# Separate ports to sequencer in in Logic pro X?



## FriFlo (Jul 22, 2013)

I switched a while ago to Cubase because it gave me the following (to me rather important) feature: With every Midi Track you can select not only the midi out port, but also the midi in port. Together with filtering by midi channel this gives me complete flexibility ...
In Logic the data routed to be recorded has been handled by the sequencer input in the environment. You have an option to spit by midi channel and that way you can devide your signal to up to 16 parts - however: that is not enough for what I want.
Maybe somebody could look into Logic X, if there is any new feature, that would make that possible? Thanks!


----------



## charlieclouser (Jul 22, 2013)

Still just the one sequencer input port in the environment that merges all incoming MIDI to all record-enabled tracks. The same old workarounds still apply (demix by channel).


----------



## TGV (Jul 22, 2013)

Nothing has changed in the MIDI and sound engines, AFAIK. They've added extra content, pitch editing in audio tracks, etc., but the underlying bits are still the same.
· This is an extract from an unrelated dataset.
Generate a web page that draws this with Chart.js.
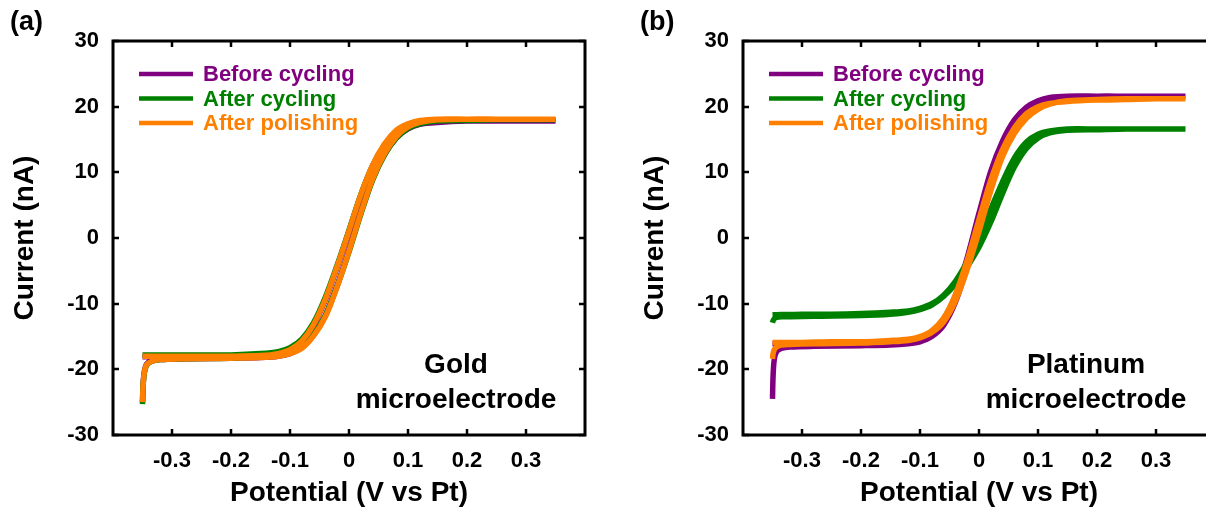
<!DOCTYPE html>
<html>
<head>
<meta charset="utf-8">
<script src="https://cdn.jsdelivr.net/npm/chart.js@4.4.1/dist/chart.umd.min.js"></script>
<style>
  html, body { margin: 0; padding: 0; background: #fff; }
  #wrap { position: relative; width: 1206px; height: 508px; overflow: hidden; background: #fff; }
  .panel { position: absolute; top: 0; width: 603px; height: 508px; }
  #panelA { left: 0; }
  #panelB { left: 630px; }
</style>
</head>
<body>
<div id="wrap">
  <div class="panel" id="panelA"><canvas id="graficoOuro" width="603" height="508"></canvas></div>
  <div class="panel" id="panelB"><canvas id="graficoPlatina" width="603" height="508"></canvas></div>
</div>
<script>
// potential steps (V vs Pt): forward sweep, then the return sweep
var varreduraIda = [-0.35, -0.349, -0.347, -0.343, -0.335, -0.32, -0.28, -0.2, -0.15, -0.12, -0.1, -0.08, -0.06, -0.04, -0.02, 0, 0.02, 0.04, 0.06, 0.08, 0.1, 0.12, 0.15, 0.2, 0.25, 0.3, 0.35];
var varreduraVolta = [0.3, 0.25, 0.2, 0.15, 0.12, 0.1, 0.08, 0.06, 0.04, 0.02, 0, -0.02, -0.04, -0.06, -0.08, -0.1, -0.12, -0.15, -0.2, -0.25, -0.3, -0.35];

var series = ["Before cycling", "After cycling", "After polishing"];
var cores = ["#800080", "#008000", "#ff8000"];

var ticksX = [-0.3, -0.2, -0.1, 0, 0.1, 0.2, 0.3];
var ticksY = [-30, -20, -10, 0, 10, 20, 30];

// gold microelectrode, current in nA
var ouroAntesIda = [-25.0, -22.4, -20.4, -19.2, -18.7, -18.5, -18.4, -18.3, -18.2, -18.0, -17.6, -16.7, -14.8, -11.8, -7.2, -1.8, 3.9, 9.0, 12.7, 15.2, 16.6, 17.3, 17.6, 17.8, 17.8, 17.8, 17.8];
var ouroAntesVolta = [17.8, 17.8, 17.8, 17.7, 17.6, 17.2, 16.2, 14.1, 11.0, 6.5, 1.0, -4.4, -9.4, -13.3, -15.8, -17.1, -17.7, -18.0, -18.1, -18.1, -18.1, -18.1];
var ouroCicloIda = [-25.3, -22.6, -20.6, -19.4, -18.8, -18.5, -18.4, -18.3, -18.1, -17.9, -17.5, -16.6, -14.7, -11.8, -7.3, -2.1, 3.6, 8.8, 12.6, 15.2, 16.7, 17.4, 17.8, 17.9, 18.0, 18.0, 18.0];
var ouroCicloVolta = [18.0, 18.0, 18.0, 17.9, 17.8, 17.3, 16.3, 14.2, 11.0, 6.6, 1.2, -4.1, -9.0, -12.9, -15.4, -16.7, -17.3, -17.6, -17.8, -17.8, -17.8, -17.8];
var ouroPolidoIda = [-25.0, -22.5, -20.5, -19.3, -18.8, -18.5, -18.4, -18.3, -18.2, -18.0, -17.6, -16.8, -14.9, -12.0, -7.4, -2.0, 3.8, 9.0, 12.8, 15.4, 16.9, 17.6, 18.0, 18.1, 18.1, 18.1, 18.1];
var ouroPolidoVolta = [18.1, 18.1, 18.1, 18.1, 17.9, 17.4, 16.4, 14.3, 11.1, 6.6, 1.1, -4.3, -9.3, -13.2, -15.7, -17.0, -17.6, -17.9, -18.0, -18.0, -18.0, -18.0];

// platinum microelectrode, current in nA
var platinaAntesIda = [-24.5, -21.0, -18.5, -17.3, -16.8, -16.6, -16.5, -16.4, -16.3, -16.1, -15.8, -15.0, -13.3, -9.8, -4.3, 2.4, 9.2, 14.2, 17.5, 19.5, 20.7, 21.2, 21.5, 21.6, 21.6, 21.6, 21.6];
var platinaAntesVolta = [21.6, 21.6, 21.6, 21.6, 21.4, 20.9, 19.9, 18.0, 14.8, 10.2, 3.8, -3.0, -8.8, -12.4, -14.6, -15.5, -15.9, -16.0, -16.1, -16.1, -16.1, -16.1];
var platinaCicloIda = [-12.9, -12.6, -12.3, -12.1, -12.0, -12.0, -11.9, -11.8, -11.6, -11.3, -10.9, -10.2, -8.9, -7.0, -4.4, -1.4, 2.4, 6.8, 10.8, 13.6, 15.2, 16.0, 16.4, 16.5, 16.6, 16.6, 16.6];
var platinaCicloVolta = [16.6, 16.6, 16.6, 16.6, 16.3, 15.8, 14.6, 12.2, 8.6, 4.4, 0.2, -3.6, -6.6, -8.7, -10.0, -10.7, -11.1, -11.3, -11.5, -11.6, -11.6, -11.7];
var platinaPolidoIda = [-18.4, -17.6, -17.0, -16.6, -16.3, -16.2, -16.1, -16.0, -15.8, -15.6, -15.2, -14.4, -12.8, -9.6, -4.8, 1.0, 7.2, 12.4, 15.9, 18.2, 19.6, 20.4, 20.9, 21.1, 21.2, 21.2, 21.2];
var platinaPolidoVolta = [21.2, 21.1, 21.0, 20.8, 20.5, 20.0, 18.9, 16.8, 13.5, 8.8, 2.8, -3.4, -8.6, -12.2, -14.1, -15.0, -15.4, -15.6, -15.8, -15.8, -15.9, -15.9];

var fonte = '"Liberation Sans", Arial, sans-serif';

function MontarCiclo(ida, volta) {
    var pontos = [];
    for (var i = 0; i < varreduraIda.length; i++) pontos.push({ x: varreduraIda[i], y: ida[i] });
    for (var j = 0; j < varreduraVolta.length; j++) pontos.push({ x: varreduraVolta[j], y: volta[j] });
    return pontos;
}

function MontarDatasets(ciclos) {
    // orange on top, purple underneath
    var ordem = [2, 1, 0];
    return ciclos.map(function (c, i) {
        return {
            label: series[i],
            data: MontarCiclo(c[0], c[1]),
            borderColor: cores[i],
            backgroundColor: cores[i],
            borderWidth: 5.5,
            pointRadius: 0,
            tension: 0.3,
            fill: false,
            order: ordem[i]
        };
    });
}

// frame with inward ticks, panel letter, electrode name and legend
var moldura = {
    id: 'moldura',
    afterDraw: function (chart, args, opts) {
        var ctx = chart.ctx, a = chart.chartArea;
        var sx = chart.scales.x, sy = chart.scales.y;
        ctx.save();
        ctx.strokeStyle = '#000';
        ctx.lineWidth = 2.5;
        ctx.beginPath();
        sx.ticks.forEach(function (t) {
            var px = Math.round(sx.getPixelForValue(t.value));
            ctx.moveTo(px, a.bottom); ctx.lineTo(px, a.bottom - 6);
            ctx.moveTo(px, a.top); ctx.lineTo(px, a.top + 6);
        });
        sy.ticks.forEach(function (t) {
            var py = Math.round(sy.getPixelForValue(t.value));
            ctx.moveTo(a.left, py); ctx.lineTo(a.left + 6, py);
            ctx.moveTo(a.right, py); ctx.lineTo(a.right - 6, py);
        });
        ctx.stroke();
        ctx.lineWidth = 3;
        ctx.strokeRect(a.left, a.top, a.right - a.left, a.bottom - a.top);

        ctx.fillStyle = '#000';
        ctx.textBaseline = 'middle';
        ctx.textAlign = 'left';
        ctx.font = 'bold 27px ' + fonte;
        ctx.fillText(opts.letra, 10, 23);

        ctx.textAlign = 'center';
        ctx.font = 'bold 28px ' + fonte;
        ctx.fillText(opts.nome[0], a.right - 129, a.top + 324);
        ctx.fillText(opts.nome[1], a.right - 129, a.top + 359);

        ctx.textAlign = 'left';
        ctx.font = 'bold 22px ' + fonte;
        chart.data.datasets.forEach(function (ds, i) {
            var y = a.top + 33 + i * 24.5;
            ctx.strokeStyle = ds.borderColor;
            ctx.lineWidth = 4.5;
            ctx.beginPath();
            ctx.moveTo(a.left + 26, y);
            ctx.lineTo(a.left + 80, y);
            ctx.stroke();
            ctx.fillStyle = ds.borderColor;
            ctx.fillText(ds.label, a.left + 90, y + 1);
        });
        ctx.restore();
    }
};

function CriarGrafico(id, ciclos, letra, nome) {
    var ctx = document.getElementById(id).getContext('2d');
    return new Chart(ctx, {
        type: 'line',
        data: { datasets: MontarDatasets(ciclos) },
        options: {
            responsive: false,
            animation: false,
            layout: { padding: { top: 41, right: 18, left: 0, bottom: 0 } },
            plugins: {
                legend: { display: false },
                tooltip: { enabled: false },
                moldura: { letra: letra, nome: nome }
            },
            scales: {
                x: {
                    type: 'linear',
                    min: -0.4,
                    max: 0.4,
                    afterBuildTicks: function (scale) {
                        scale.ticks = ticksX.map(function (v) { return { value: v }; });
                    },
                    afterFit: function (scale) { scale.height = 73; },
                    grid: { display: false, drawTicks: false },
                    border: { display: false },
                    ticks: {
                        color: '#000',
                        padding: 13,
                        maxRotation: 0,
                        font: { family: fonte, size: 22, weight: 'bold' },
                        callback: function (v) { return String(v); }
                    },
                    title: {
                        display: true,
                        text: 'Potential (V vs Pt)',
                        color: '#000',
                        font: { family: fonte, size: 28, weight: 'bold', lineHeight: 1 },
                        padding: { top: 0, bottom: 1 }
                    }
                },
                y: {
                    type: 'linear',
                    min: -30,
                    max: 30,
                    afterBuildTicks: function (scale) {
                        scale.ticks = ticksY.map(function (v) { return { value: v }; });
                    },
                    afterFit: function (scale) { scale.width = 113; },
                    grid: { display: false, drawTicks: false },
                    border: { display: false },
                    ticks: {
                        color: '#000',
                        padding: 14,
                        font: { family: fonte, size: 22, weight: 'bold' },
                        callback: function (v) { return String(v); }
                    },
                    title: {
                        display: true,
                        text: 'Current (nA)',
                        color: '#000',
                        font: { family: fonte, size: 28, weight: 'bold', lineHeight: 1 },
                        padding: { top: 11, bottom: 0 }
                    }
                }
            }
        },
        plugins: [moldura]
    });
}

CriarGrafico('graficoOuro', [
    [ouroAntesIda, ouroAntesVolta],
    [ouroCicloIda, ouroCicloVolta],
    [ouroPolidoIda, ouroPolidoVolta]
], '(a)', ['Gold', 'microelectrode']);

CriarGrafico('graficoPlatina', [
    [platinaAntesIda, platinaAntesVolta],
    [platinaCicloIda, platinaCicloVolta],
    [platinaPolidoIda, platinaPolidoVolta]
], '(b)', ['Platinum', 'microelectrode']);
</script>
</body>
</html>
However, you can do routing in the environment. That allows you to send input on port X to instrument Y, add channel filters, etc. But it very much depends on what you actually want to achieve if it can be done without making other operations cumbersome.


----------



## FriFlo (Jul 22, 2013)

Thanks guys!
Regarding routing in the environment: i have been quite good at the environment, so I know about this: Transformers, Meta messages, ... - I used to do quite complex stuff with it, now even more so with max msp! 
However, since there is no support for multiple sequencer inputs, nothing I route will get recorded on any track. I can route the stuff as I want for live playing, but that's unfortunately not what I am after. Seems like I will go on with Cubase ...


----------